## [TASK OBJECTIVE]
Extract the lines from the start through the line that holds "from plotly.colors import sample_colorscale", both included, omitting all images.

## [DATA LINES]

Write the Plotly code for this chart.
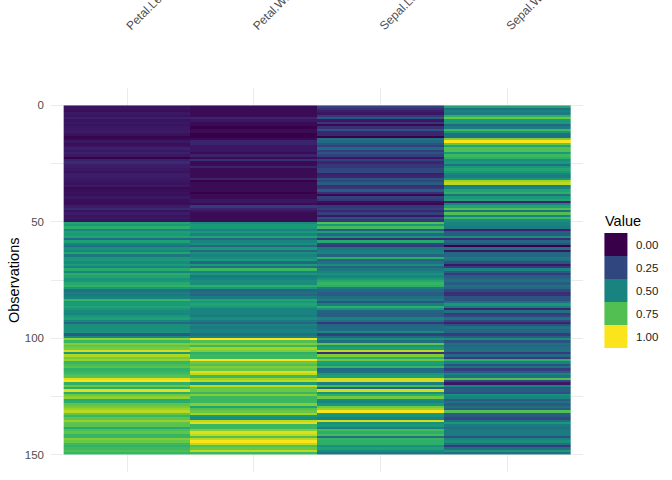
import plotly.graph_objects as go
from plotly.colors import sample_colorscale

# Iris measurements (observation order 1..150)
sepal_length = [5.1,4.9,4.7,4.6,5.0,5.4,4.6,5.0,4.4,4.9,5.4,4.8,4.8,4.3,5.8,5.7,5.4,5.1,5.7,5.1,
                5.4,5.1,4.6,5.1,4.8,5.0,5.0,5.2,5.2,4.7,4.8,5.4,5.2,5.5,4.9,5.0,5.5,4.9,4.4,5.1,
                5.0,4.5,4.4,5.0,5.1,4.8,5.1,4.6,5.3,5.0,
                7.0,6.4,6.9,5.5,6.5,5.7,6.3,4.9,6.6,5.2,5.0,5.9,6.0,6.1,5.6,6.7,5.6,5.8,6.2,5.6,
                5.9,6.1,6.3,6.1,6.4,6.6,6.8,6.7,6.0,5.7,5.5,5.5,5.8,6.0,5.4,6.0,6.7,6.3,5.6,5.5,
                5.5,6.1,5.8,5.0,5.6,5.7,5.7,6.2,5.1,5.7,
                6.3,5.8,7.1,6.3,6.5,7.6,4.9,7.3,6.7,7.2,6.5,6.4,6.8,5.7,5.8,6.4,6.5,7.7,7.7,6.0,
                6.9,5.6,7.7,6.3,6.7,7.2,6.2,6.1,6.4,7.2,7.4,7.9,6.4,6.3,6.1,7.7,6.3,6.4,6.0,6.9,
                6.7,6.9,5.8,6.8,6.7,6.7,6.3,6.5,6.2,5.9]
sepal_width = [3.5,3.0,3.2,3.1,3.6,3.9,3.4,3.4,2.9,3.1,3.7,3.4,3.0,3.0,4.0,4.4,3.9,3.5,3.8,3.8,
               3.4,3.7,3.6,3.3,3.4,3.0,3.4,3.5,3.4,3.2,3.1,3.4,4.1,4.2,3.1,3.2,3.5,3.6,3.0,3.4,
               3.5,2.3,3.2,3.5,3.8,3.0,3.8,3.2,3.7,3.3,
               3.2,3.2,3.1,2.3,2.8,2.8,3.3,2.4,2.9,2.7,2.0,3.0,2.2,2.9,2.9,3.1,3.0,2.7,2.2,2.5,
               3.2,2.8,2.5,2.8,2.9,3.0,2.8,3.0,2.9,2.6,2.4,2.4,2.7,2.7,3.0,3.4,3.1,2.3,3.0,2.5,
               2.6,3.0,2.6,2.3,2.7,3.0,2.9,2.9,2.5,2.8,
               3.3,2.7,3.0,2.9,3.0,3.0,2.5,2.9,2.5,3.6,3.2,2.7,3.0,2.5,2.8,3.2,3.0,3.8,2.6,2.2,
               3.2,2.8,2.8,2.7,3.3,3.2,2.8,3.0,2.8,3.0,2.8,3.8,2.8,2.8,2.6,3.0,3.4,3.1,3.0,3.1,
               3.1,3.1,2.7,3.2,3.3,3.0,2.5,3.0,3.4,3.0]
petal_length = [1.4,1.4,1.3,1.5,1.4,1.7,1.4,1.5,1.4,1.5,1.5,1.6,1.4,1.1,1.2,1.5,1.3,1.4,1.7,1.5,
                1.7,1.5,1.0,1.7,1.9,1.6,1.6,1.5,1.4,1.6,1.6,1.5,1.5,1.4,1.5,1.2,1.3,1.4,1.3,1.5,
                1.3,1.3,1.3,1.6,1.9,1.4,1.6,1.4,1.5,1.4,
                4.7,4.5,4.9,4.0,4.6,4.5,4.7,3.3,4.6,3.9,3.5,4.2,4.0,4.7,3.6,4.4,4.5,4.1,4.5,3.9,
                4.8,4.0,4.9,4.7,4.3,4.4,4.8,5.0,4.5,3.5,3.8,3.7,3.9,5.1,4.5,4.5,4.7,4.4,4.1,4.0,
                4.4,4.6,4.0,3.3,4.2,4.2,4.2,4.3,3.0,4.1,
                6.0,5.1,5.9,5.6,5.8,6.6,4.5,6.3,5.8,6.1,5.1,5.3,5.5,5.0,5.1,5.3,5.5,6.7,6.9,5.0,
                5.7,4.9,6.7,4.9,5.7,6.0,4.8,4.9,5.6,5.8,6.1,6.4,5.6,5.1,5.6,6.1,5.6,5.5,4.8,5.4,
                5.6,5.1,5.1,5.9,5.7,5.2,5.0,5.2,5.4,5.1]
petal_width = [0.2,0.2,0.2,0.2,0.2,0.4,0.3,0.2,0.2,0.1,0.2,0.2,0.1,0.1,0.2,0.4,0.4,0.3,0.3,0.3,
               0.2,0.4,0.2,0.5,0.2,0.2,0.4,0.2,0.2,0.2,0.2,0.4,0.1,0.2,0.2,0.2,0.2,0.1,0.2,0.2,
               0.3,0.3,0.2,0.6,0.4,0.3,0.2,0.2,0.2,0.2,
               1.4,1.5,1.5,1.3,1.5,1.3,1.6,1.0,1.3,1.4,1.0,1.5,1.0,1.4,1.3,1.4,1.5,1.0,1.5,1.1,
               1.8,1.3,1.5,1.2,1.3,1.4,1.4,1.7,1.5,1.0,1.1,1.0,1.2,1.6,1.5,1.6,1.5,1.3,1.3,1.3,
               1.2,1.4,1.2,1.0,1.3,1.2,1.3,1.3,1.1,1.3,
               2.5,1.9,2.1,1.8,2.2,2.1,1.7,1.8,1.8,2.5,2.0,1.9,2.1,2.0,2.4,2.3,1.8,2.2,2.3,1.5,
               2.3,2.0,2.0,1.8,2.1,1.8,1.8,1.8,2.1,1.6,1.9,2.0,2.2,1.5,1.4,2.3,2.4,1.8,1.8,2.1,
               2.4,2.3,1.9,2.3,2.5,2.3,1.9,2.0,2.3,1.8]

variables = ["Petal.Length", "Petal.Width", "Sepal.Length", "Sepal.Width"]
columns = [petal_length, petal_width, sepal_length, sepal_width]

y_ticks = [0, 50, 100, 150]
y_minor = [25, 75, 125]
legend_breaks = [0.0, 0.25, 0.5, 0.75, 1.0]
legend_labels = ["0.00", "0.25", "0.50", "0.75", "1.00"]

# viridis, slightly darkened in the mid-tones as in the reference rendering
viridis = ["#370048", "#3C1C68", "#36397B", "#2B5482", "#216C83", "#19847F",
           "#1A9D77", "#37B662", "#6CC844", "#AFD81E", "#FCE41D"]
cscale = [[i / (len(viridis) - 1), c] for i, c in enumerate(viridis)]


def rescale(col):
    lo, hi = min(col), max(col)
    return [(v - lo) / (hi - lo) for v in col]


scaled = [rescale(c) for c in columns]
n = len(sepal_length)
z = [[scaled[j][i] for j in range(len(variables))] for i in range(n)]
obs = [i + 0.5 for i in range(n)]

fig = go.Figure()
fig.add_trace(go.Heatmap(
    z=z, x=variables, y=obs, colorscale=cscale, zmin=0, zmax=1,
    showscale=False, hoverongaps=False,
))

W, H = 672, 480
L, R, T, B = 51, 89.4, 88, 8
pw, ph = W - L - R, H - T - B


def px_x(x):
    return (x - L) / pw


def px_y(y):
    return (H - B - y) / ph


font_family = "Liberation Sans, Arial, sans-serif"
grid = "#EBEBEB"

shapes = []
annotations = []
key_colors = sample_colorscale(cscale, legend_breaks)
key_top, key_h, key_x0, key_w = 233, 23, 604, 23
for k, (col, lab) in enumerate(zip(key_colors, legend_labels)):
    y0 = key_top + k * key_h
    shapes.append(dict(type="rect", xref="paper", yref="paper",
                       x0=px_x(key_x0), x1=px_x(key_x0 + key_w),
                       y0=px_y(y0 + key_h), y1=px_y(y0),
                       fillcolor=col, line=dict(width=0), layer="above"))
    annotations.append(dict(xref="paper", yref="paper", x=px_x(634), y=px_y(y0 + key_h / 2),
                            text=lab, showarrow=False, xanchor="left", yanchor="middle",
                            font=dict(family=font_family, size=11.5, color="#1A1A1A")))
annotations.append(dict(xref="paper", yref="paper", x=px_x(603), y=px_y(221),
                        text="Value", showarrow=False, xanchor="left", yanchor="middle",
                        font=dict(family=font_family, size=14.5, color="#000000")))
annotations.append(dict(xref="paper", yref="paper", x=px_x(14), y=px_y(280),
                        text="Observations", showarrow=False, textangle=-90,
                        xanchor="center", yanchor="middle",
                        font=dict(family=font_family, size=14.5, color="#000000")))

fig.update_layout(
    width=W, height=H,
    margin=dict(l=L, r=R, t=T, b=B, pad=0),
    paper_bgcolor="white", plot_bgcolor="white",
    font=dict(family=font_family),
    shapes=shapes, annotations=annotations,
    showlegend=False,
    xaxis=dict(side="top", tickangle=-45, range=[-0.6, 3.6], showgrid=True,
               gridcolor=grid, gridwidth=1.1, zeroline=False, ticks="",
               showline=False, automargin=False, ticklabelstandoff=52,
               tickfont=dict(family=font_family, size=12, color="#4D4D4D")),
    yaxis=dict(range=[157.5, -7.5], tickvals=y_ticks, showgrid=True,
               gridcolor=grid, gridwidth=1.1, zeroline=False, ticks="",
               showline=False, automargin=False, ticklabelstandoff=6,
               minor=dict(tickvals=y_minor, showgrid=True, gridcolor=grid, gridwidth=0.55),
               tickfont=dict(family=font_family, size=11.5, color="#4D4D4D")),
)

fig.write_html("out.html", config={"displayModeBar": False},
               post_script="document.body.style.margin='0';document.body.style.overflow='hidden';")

## [CORRECT ANSWER]
Write the Plotly code for this chart.
import plotly.graph_objects as go
from plotly.colors import sample_colorscale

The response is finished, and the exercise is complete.